One of BAA's strongest supporters is the Scottish Council for Development and Industry (SCDI), which, in a submission to the OFT last month, warned: "Less investment in an airport's infrastructure and a focus on low-cost carriers could, potentially, have a negative impact upon inward investment and competitiveness."
The SCDI also raises the worrying prospect that taking Scottish airports out of BAA's ownership might make it harder for airlines flying from Scotland to get landing slots at BAA's remaining London airports. The think-tank says: "Business travellers require the flexibility and high frequency of service that hub airports [such as Heathrow or Gatwick] can offer."
BAA stops short of threatening that a breakaway Scots airport would lose landing slots at Heathrow.

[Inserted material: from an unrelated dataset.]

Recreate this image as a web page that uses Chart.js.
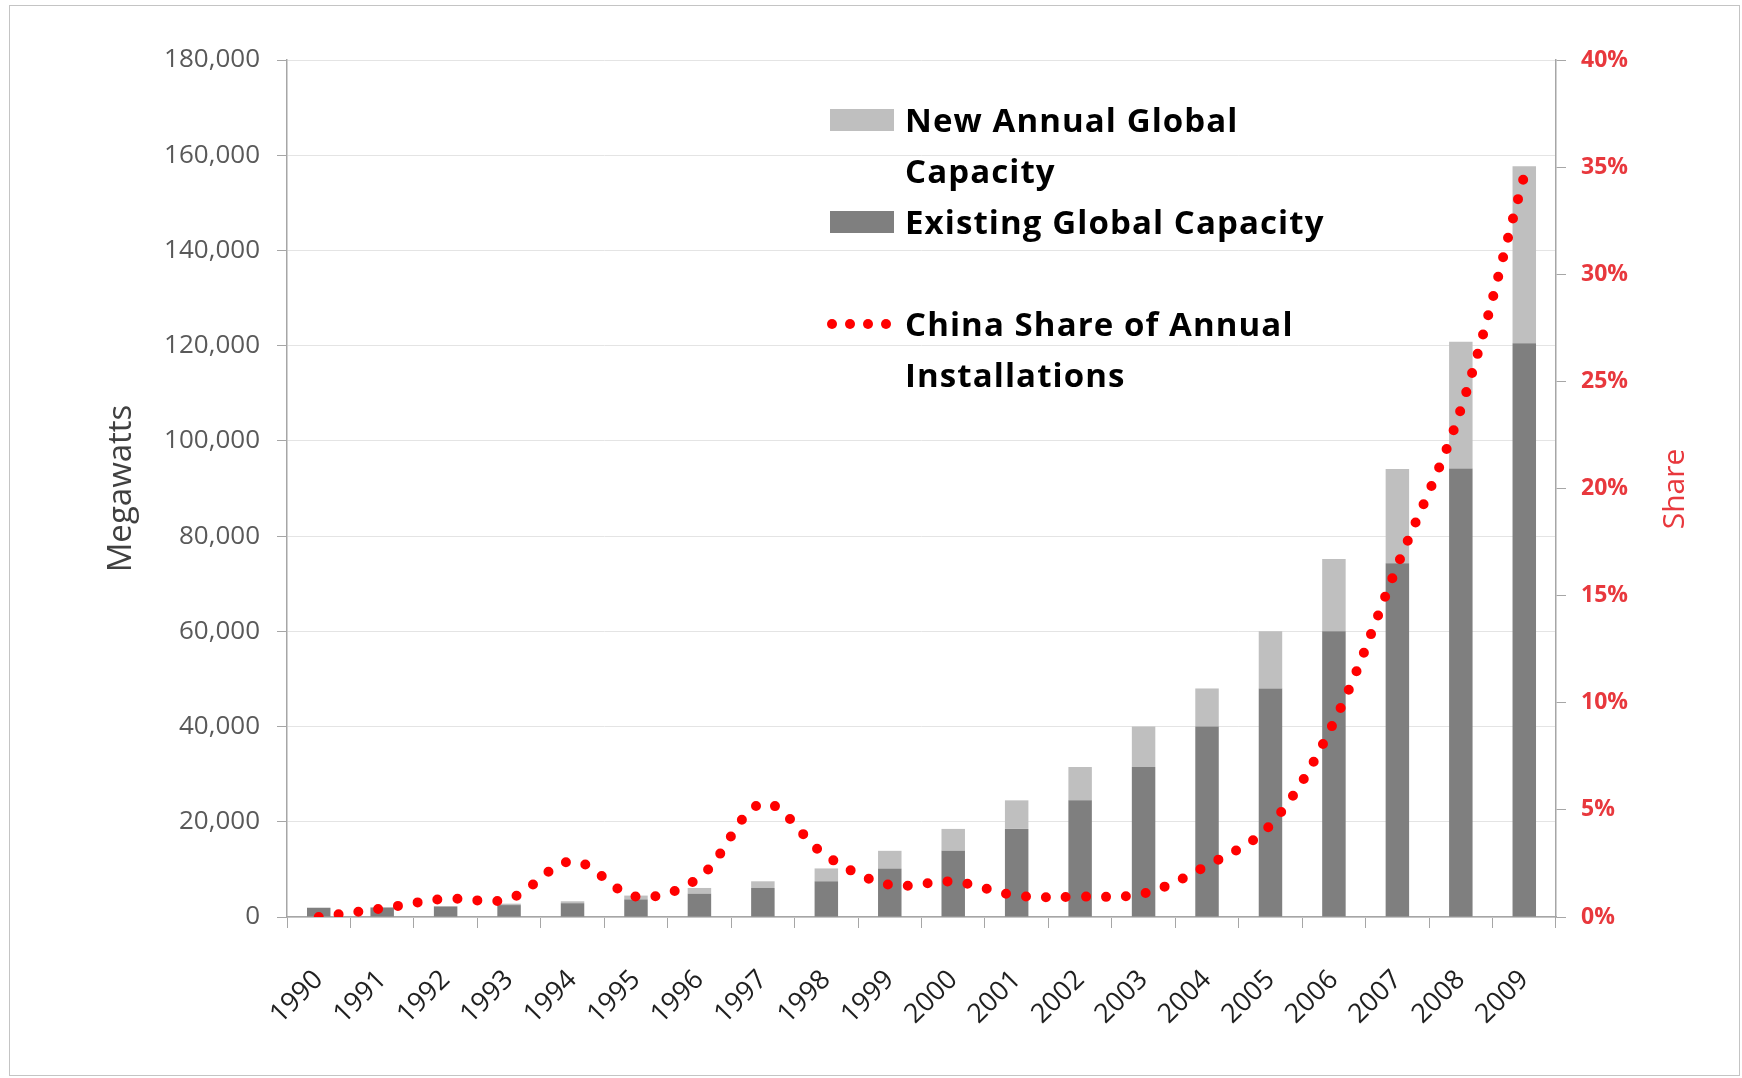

But Robertson says: "There may be indirect impacts of a fragmented ownership structure. The relationship we have had with airports in the south has been beneficial."
BAA's case is based on its track record, which includes an average annual growth rate of 6% since the airports were privatised in 1987 and 50 new destinations added since 1999. Robertson says: "There are a number of characteristics which are traditionally associated with a monopoly, which include little or no growth, poor customer service and no innovation. You cannot reasonably attribute those characteristics to BAA."
He adds that there is no evidence that BAA had abused its position by redirecting freight through London. "That is something I have heard a lot. I have looked and looked, but I can't see any mechanism by which [BAA] could control the movement of freight or people."
BAA enjoys a good reputation for service, despite the queues and inconvenience caused by the government's recent security measures. Business groups are likely to be wary of a sell-off which could threaten the comforts they currently enjoy.
But for the OFT, that may not count for much against the market-distorting potential of a debt-laden Spanish construction company controlling most of Britain's air infrastructure.